A matrix of the form
$$A=\begin{bmatrix} A_{11} & A_{12}\\ 0 & A_{22} \end{bmatrix}$$
is said to be block upper triangular. Assume that $A_{11}$ is $p \times p$, $A_{22}$ is $q \times q$ and $A$ is invertible. Find a formula for $A^{-1}$.
Could anyone help on this?
An easy one to remember is the following surprising result: $$\begin{bmatrix}I & X \\ & I\end{bmatrix}^{-1} = \begin{bmatrix}I & -X \\ & I\end{bmatrix}$$ which is straightforward to verify by multiplying it out, or understand by just thinking about it.

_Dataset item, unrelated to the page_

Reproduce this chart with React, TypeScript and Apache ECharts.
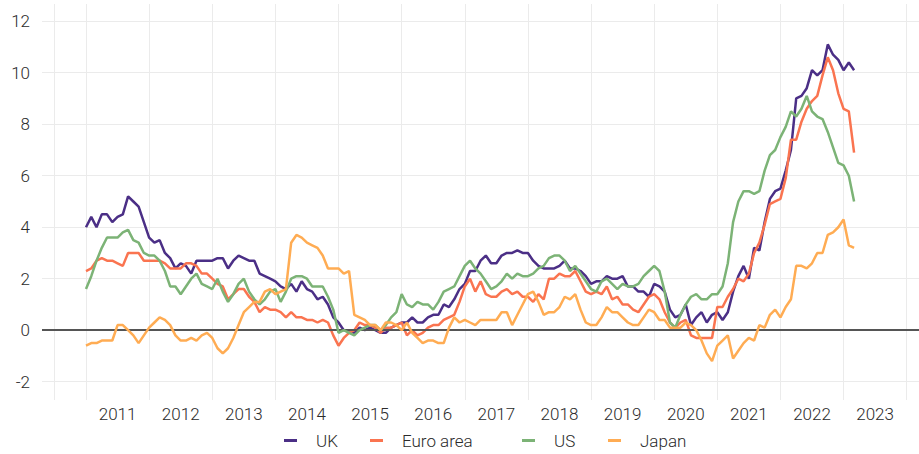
import React, { useEffect, useRef } from "react";
import * as echarts from "echarts";

const START_YEAR = 2011;

const UK = [
  4.0, 4.4, 4.0, 4.5, 4.5, 4.2, 4.4, 4.5, 5.2, 5.0, 4.8, 4.2,
  3.6, 3.4, 3.5, 3.0, 2.8, 2.4, 2.6, 2.5, 2.2, 2.7, 2.7, 2.7,
  2.7, 2.8, 2.8, 2.4, 2.7, 2.9, 2.8, 2.7, 2.7, 2.2, 2.1, 2.0,
  1.9, 1.7, 1.6, 1.8, 1.5, 1.9, 1.6, 1.5, 1.2, 1.3, 1.0, 0.5,
  0.3, 0.0, 0.0, -0.1, 0.1, 0.0, 0.1, 0.0, -0.1, -0.1, 0.1, 0.2,
  0.3, 0.3, 0.5, 0.3, 0.3, 0.5, 0.6, 0.6, 1.0, 0.9, 1.2, 1.6,
  1.8, 2.3, 2.3, 2.7, 2.9, 2.6, 2.6, 2.9, 3.0, 3.0, 3.1, 3.0,
  3.0, 2.7, 2.5, 2.4, 2.4, 2.4, 2.5, 2.7, 2.4, 2.4, 2.3, 2.1,
  1.8, 1.9, 1.9, 2.1, 2.0, 2.0, 2.1, 1.7, 1.7, 1.5, 1.5, 1.3,
  1.8, 1.7, 1.5, 0.8, 0.5, 0.6, 1.0, 0.2, 0.5, 0.7, 0.3, 0.6,
  0.7, 0.4, 0.7, 1.5, 2.1, 2.5, 2.0, 3.2, 3.1, 4.2, 5.1, 5.4,
  5.5, 6.2, 7.0, 9.0, 9.1, 9.4, 10.1, 9.9, 10.1, 11.1, 10.7, 10.5,
  10.1, 10.4, 10.1,
];

const EURO_AREA = [
  2.3, 2.4, 2.7, 2.8, 2.7, 2.7, 2.6, 2.5, 3.0, 3.0, 3.0, 2.7,
  2.7, 2.7, 2.7, 2.6, 2.4, 2.4, 2.4, 2.6, 2.6, 2.5, 2.2, 2.2,
  2.0, 1.8, 1.7, 1.2, 1.4, 1.6, 1.6, 1.3, 1.1, 0.7, 0.9, 0.8,
  0.8, 0.7, 0.5, 0.7, 0.5, 0.5, 0.4, 0.4, 0.3, 0.4, 0.3, -0.2,
  -0.6, -0.3, -0.1, 0.0, 0.3, 0.2, 0.2, 0.1, -0.1, 0.1, 0.1, 0.2,
  0.3, -0.2, 0.0, -0.2, -0.1, 0.1, 0.2, 0.2, 0.4, 0.5, 0.6, 1.1,
  1.7, 2.0, 1.5, 1.9, 1.4, 1.3, 1.3, 1.5, 1.6, 1.4, 1.5, 1.3,
  1.3, 1.1, 1.4, 1.2, 2.0, 2.0, 2.2, 2.1, 2.1, 2.3, 1.9, 1.5,
  1.4, 1.5, 1.4, 1.7, 1.2, 1.3, 1.0, 1.0, 0.8, 0.7, 1.0, 1.3,
  1.4, 1.2, 0.7, 0.3, 0.1, 0.3, 0.4, -0.2, -0.3, -0.3, -0.3, -0.3,
  0.9, 0.9, 1.3, 1.6, 2.0, 1.9, 2.2, 3.0, 3.4, 4.1, 4.9, 5.0,
  5.1, 5.9, 7.4, 7.4, 8.1, 8.6, 8.9, 9.1, 9.9, 10.6, 10.1, 9.2,
  8.6, 8.5, 6.9,
];

const US = [
  1.6, 2.1, 2.7, 3.2, 3.6, 3.6, 3.6, 3.8, 3.9, 3.5, 3.4, 3.0,
  2.9, 2.9, 2.7, 2.3, 1.7, 1.7, 1.4, 1.7, 2.0, 2.2, 1.8, 1.7,
  1.6, 2.0, 1.5, 1.1, 1.4, 1.8, 2.0, 1.5, 1.2, 1.0, 1.2, 1.5,
  1.6, 1.1, 1.5, 2.0, 2.1, 2.1, 2.0, 1.7, 1.7, 1.7, 1.3, 0.8,
  -0.1, 0.0, -0.1, -0.2, 0.0, 0.1, 0.2, 0.2, 0.0, 0.2, 0.5, 0.7,
  1.4, 1.0, 0.9, 1.1, 1.0, 1.0, 0.8, 1.1, 1.5, 1.6, 1.7, 2.1,
  2.5, 2.7, 2.4, 2.2, 1.9, 1.6, 1.7, 1.9, 2.2, 2.0, 2.2, 2.1,
  2.1, 2.2, 2.4, 2.5, 2.8, 2.9, 2.9, 2.7, 2.3, 2.5, 2.2, 1.9,
  1.6, 1.5, 1.9, 2.0, 1.8, 1.6, 1.8, 1.7, 1.7, 1.8, 2.1, 2.3,
  2.5, 2.3, 1.5, 0.3, 0.1, 0.6, 1.0, 1.3, 1.4, 1.2, 1.2, 1.4,
  1.4, 1.7, 2.6, 4.2, 5.0, 5.4, 5.4, 5.3, 5.4, 6.2, 6.8, 7.0,
  7.5, 7.9, 8.5, 8.3, 8.6, 9.1, 8.5, 8.3, 8.2, 7.7, 7.1, 6.5,
  6.4, 6.0, 5.0,
];

const JAPAN = [
  -0.6, -0.5, -0.5, -0.4, -0.4, -0.4, 0.2, 0.2, 0.0, -0.2, -0.5, -0.2,
  0.1, 0.3, 0.5, 0.4, 0.2, -0.2, -0.4, -0.4, -0.3, -0.4, -0.2, -0.1,
  -0.3, -0.7, -0.9, -0.7, -0.3, 0.2, 0.7, 0.9, 1.1, 1.1, 1.5, 1.6,
  1.4, 1.5, 1.6, 3.4, 3.7, 3.6, 3.4, 3.3, 3.2, 2.9, 2.4, 2.4,
  2.4, 2.2, 2.3, 0.6, 0.5, 0.4, 0.2, 0.2, 0.0, 0.3, 0.3, 0.2,
  0.0, 0.3, -0.1, -0.3, -0.5, -0.4, -0.4, -0.5, -0.5, 0.1, 0.5, 0.3,
  0.4, 0.3, 0.2, 0.4, 0.4, 0.4, 0.4, 0.7, 0.7, 0.2, 0.6, 1.0,
  1.4, 1.5, 1.1, 0.6, 0.7, 0.7, 0.9, 1.3, 1.2, 1.4, 0.8, 0.3,
  0.2, 0.2, 0.5, 0.9, 0.7, 0.7, 0.5, 0.3, 0.2, 0.2, 0.5, 0.8,
  0.7, 0.4, 0.4, 0.1, 0.1, 0.1, 0.3, 0.2, 0.0, -0.4, -0.9, -1.2,
  -0.6, -0.4, -0.2, -1.1, -0.8, -0.5, -0.3, -0.4, 0.2, 0.1, 0.6, 0.8,
  0.5, 0.9, 1.2, 2.5, 2.5, 2.4, 2.6, 3.0, 3.0, 3.7, 3.8, 4.0,
  4.3, 3.3, 3.2,
];

const YEAR_LABELS = [
  "2011", "2012", "2013", "2014", "2015", "2016", "2017",
  "2018", "2019", "2020", "2021", "2022", "2023",
];
const X_GRID_VALUES = [
  2010.5, 2011, 2012, 2013, 2014, 2015, 2016, 2017, 2018, 2019,
  2020, 2021, 2022, 2023, 2024,
];
const Y_TICKS = [-2, 0, 2, 4, 6, 8, 10, 12];

const SERIES_NAMES = ["UK", "Euro area", "US", "Japan"];
const SERIES_VALUES = [UK, EURO_AREA, US, JAPAN];
const COLORS = ["#4b2f86", "#fa7450", "#7cb376", "#ffac53"];
const LEGEND_LEFT = [279, 365, 517, 603];

const FONT = "Roboto, 'Noto Sans', sans-serif";

export default function App() {
  const ref = useRef<HTMLDivElement>(null);

  useEffect(() => {
    if (!ref.current) return;
    const chart = echarts.init(ref.current, undefined, { renderer: "svg" });

    const toPairs = (vals: number[]) =>
      vals.map((v, i) => [START_YEAR + i / 12, v]);

    const series: any[] = SERIES_NAMES.map((name, k) => ({
      name,
      type: "line",
      data: toPairs(SERIES_VALUES[k]),
      showSymbol: false,
      symbol: "none",
      lineStyle: { color: COLORS[k], width: 2.5 },
      itemStyle: { color: COLORS[k] },
      z: 3 + k,
    }));

    series.unshift({
      name: "__zero",
      type: "line",
      data: [],
      silent: true,
      z: 2,
      markLine: {
        silent: true,
        symbol: ["none", "none"],
        label: { show: false },
        lineStyle: { color: "#555555", width: 2, type: "solid" },
        data: [{ yAxis: 0 }],
      },
    });

    const legends = SERIES_NAMES.map((name, k) => ({
      data: [name],
      left: LEGEND_LEFT[k],
      top: 427,
      icon: "rect",
      itemWidth: 13,
      itemHeight: 3,
      selectedMode: false,
      textStyle: {
        fontFamily: FONT,
        fontSize: 17,
        fontWeight: 300,
        color: "#2b2b2b",
        padding: [0, 0, 0, 14],
      },
    }));

    chart.setOption({
      animation: false,
      backgroundColor: "#ffffff",
      grid: { left: 42, right: 0, top: 4, bottom: 54, containLabel: false },
      legend: legends,
      xAxis: {
        type: "value",
        min: 2010.303,
        max: 2024.195,
        axisLine: { show: false },
        axisTick: { show: false, customValues: X_GRID_VALUES },
        splitLine: { show: true, lineStyle: { color: "#ebebeb", width: 1 } },
        axisLabel: {
          customValues: YEAR_LABELS.map((_, i) => START_YEAR + i + 0.5),
          formatter: (v: number) => YEAR_LABELS[Math.round(v - START_YEAR - 0.5)] ?? "",
          fontFamily: FONT,
          fontSize: 17,
          fontWeight: 300,
          color: "#2b2b2b",
          margin: 5,
        },
      },
      yAxis: {
        type: "value",
        min: -2.71,
        max: 12.67,
        axisLine: { show: false },
        axisTick: { show: false, customValues: Y_TICKS },
        splitLine: { show: true, lineStyle: { color: "#ebebeb", width: 1 } },
        axisLabel: {
          customValues: Y_TICKS,
          fontFamily: FONT,
          fontSize: 17,
          fontWeight: 300,
          color: "#2b2b2b",
          margin: 12,
        },
      },
      series,
    });

    return () => chart.dispose();
  }, []);

  return (
    <div
      ref={ref}
      style={{ position: "absolute", left: 0, top: 0, width: 919, height: 454 }}
    />
  );
}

You can get your desired inverse by factoring out the diagonal blocks, $$\begin{bmatrix}A_{11} & A_{12} \\ & A_{22}\end{bmatrix} = \begin{bmatrix}A_{11} \\ & I\end{bmatrix}\begin{bmatrix}I & A_{11}^{-1}A_{12}A_{22}^{-1} \\ & I\end{bmatrix}\begin{bmatrix}I \\ & A_{22}\end{bmatrix},$$ then applying the identity above. Doing so yields the following explicit formula for the inverse: \begin{align} \begin{bmatrix}A_{11} & A_{12} \\ & A_{22}\end{bmatrix}^{-1} &= \begin{bmatrix}I \\ & A_{22}^{-1}\end{bmatrix}\begin{bmatrix}I & -A_{11}^{-1}A_{12}A_{22}^{-1} \\ & I\end{bmatrix}\begin{bmatrix}A_{11}^{-1} \\ & I\end{bmatrix} \\ &= \begin{bmatrix}A_{11}^{-1} & -A_{11}^{-1}A_{12}A_{22}^{-1} \\ & A_{22}^{-1}\end{bmatrix}. \end{align} In some numerical methods, it is prefferable to keep it in the factored form rather than multiplying the matrices together at the end.

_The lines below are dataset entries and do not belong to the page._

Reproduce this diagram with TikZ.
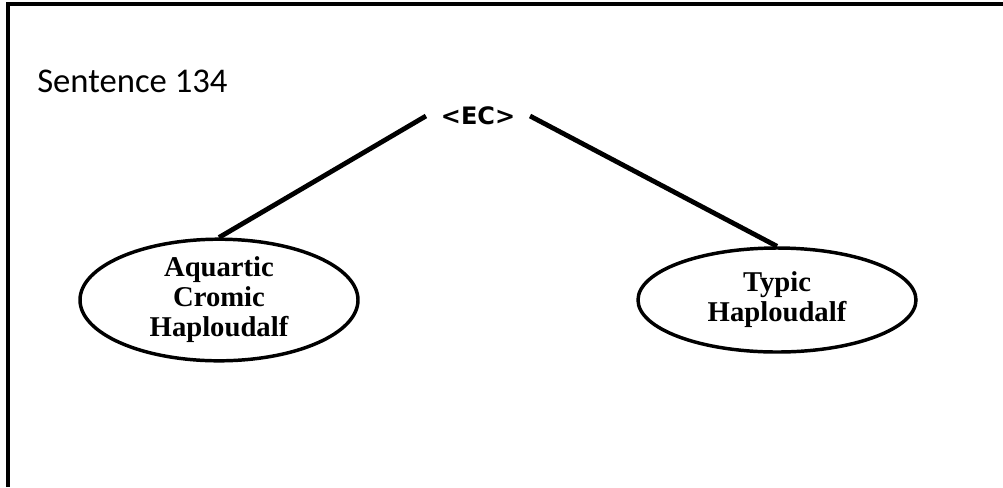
\documentclass[tikz,border=0pt]{standalone}
\usepackage{fontspec}
\usepackage{tikz}
\usetikzlibrary{shapes.geometric}
\setmainfont{Liberation Serif}
\newfontfamily\calib{Carlito}
\newfontfamily\dejav{DejaVu Sans}

\begin{document}
\begin{tikzpicture}[x=0.75pt, y=-0.75pt,
  leaf/.style={draw, ellipse, line width=2.6pt, inner sep=0pt, minimum width=278*0.75pt, minimum height=104*0.75pt, align=center, font=\fontsize{21.5}{22.5}\selectfont\bfseries},
  branch/.style={line width=3.6pt}]
\useasboundingbox (0,0) rectangle (1003,487);
\draw [line width=3pt](8,487) -- (8,4) -- (1003,4);
\node[anchor=base west, inner sep=0pt, font=\calib\fontsize{26}{30}\selectfont](title) at (37,92){Sentence 134};
\node[inner xsep=11pt, inner ysep=2pt, font=\dejav\fontsize{18}{20}\selectfont\bfseries](ec) at (478,116){<EC>};
\node[leaf](aq) at (219,300){Aquartic\\Cromic\\Haploudalf};
\node[leaf](ty) at (777,300){Typic\\Haploudalf};
\draw [branch](ec.west) -- (aq.north);
\draw [branch](ec.east) -- (ty.north);
\end{tikzpicture}
\end{document}
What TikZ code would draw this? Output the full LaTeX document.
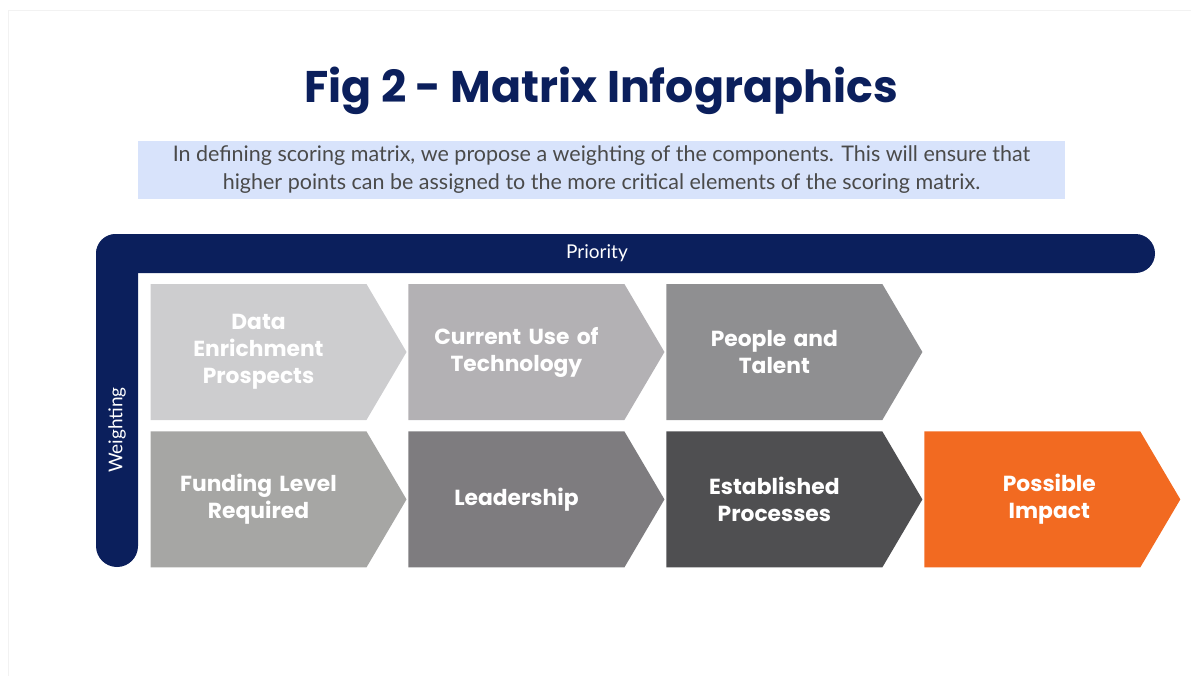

Since $A$ is nonsingular, $A_{11}$ and $A_{22}$ have to be nonsingular. (You can convince yourself of this fact by say, reducing $A_{11}$ and $A_{22}$ to RREF. If either is singular, then its RREF has to have zero rows and zero columns. This means, $A$ has to have zero rows or zero columns, contradicting nonsingularity of $A$. The easier argument is by determinants: $|A|=| A_{11}|\cdot| A_{22}|$. Left hand side is nonzero if and only if both factor on the right hand side are nonzero.)

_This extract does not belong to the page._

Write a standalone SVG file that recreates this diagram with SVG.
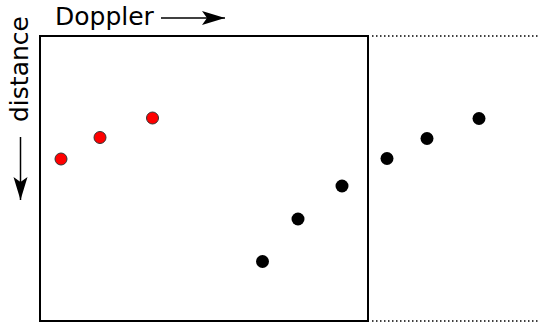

Thus, consider the matrix $B=\begin{bmatrix}A_{11}^{-1}& -A_{11}^{-1}A_{12}A_{22}^{-1}\\0& A_{22}^{-1}\end{bmatrix}$.
Multiplying:
$AB=\begin{bmatrix}A_{11}& A_{12}\\0&A_{22}\end{bmatrix}\cdot\begin{bmatrix}A_{11}^{-1}& -A_{11}^{-1}A_{12}A_{22}^{-1}\\0& A_{22}^{-1}\end{bmatrix}\\ =\begin{bmatrix}I_{p}& -A_{11}\cdot A_{11}^{-1}A_{12}A_{22}^{-1}+A_{12}A_{22}^{-1}\\0&I_q\end{bmatrix}=I.$
Hence, $B$ is the inverse of $A$.
Hint: You may consider the matrix $$B = \begin{bmatrix} B_{11} & B_{12} \\ B_{21} & B_{22} \end{bmatrix},$$ such that: $$\begin{bmatrix} A_{11} & A_{12}\\ 0 & A_{22} \end{bmatrix} \cdot \begin{bmatrix} B_{11} & B_{12} \\ B_{21} & B_{22} \end{bmatrix} = \begin{bmatrix} I_{p\times p} & 0 \\ 0 & I_{q\times q} \end{bmatrix},$$ where $B_{11}$ is a $p\times p$ matrix, $B_{12}$ is a $p\times q$ matrix, $B_{21}$ is a $q \times p$ matrix and $B_{22}$ is a $q \times q$ matrix.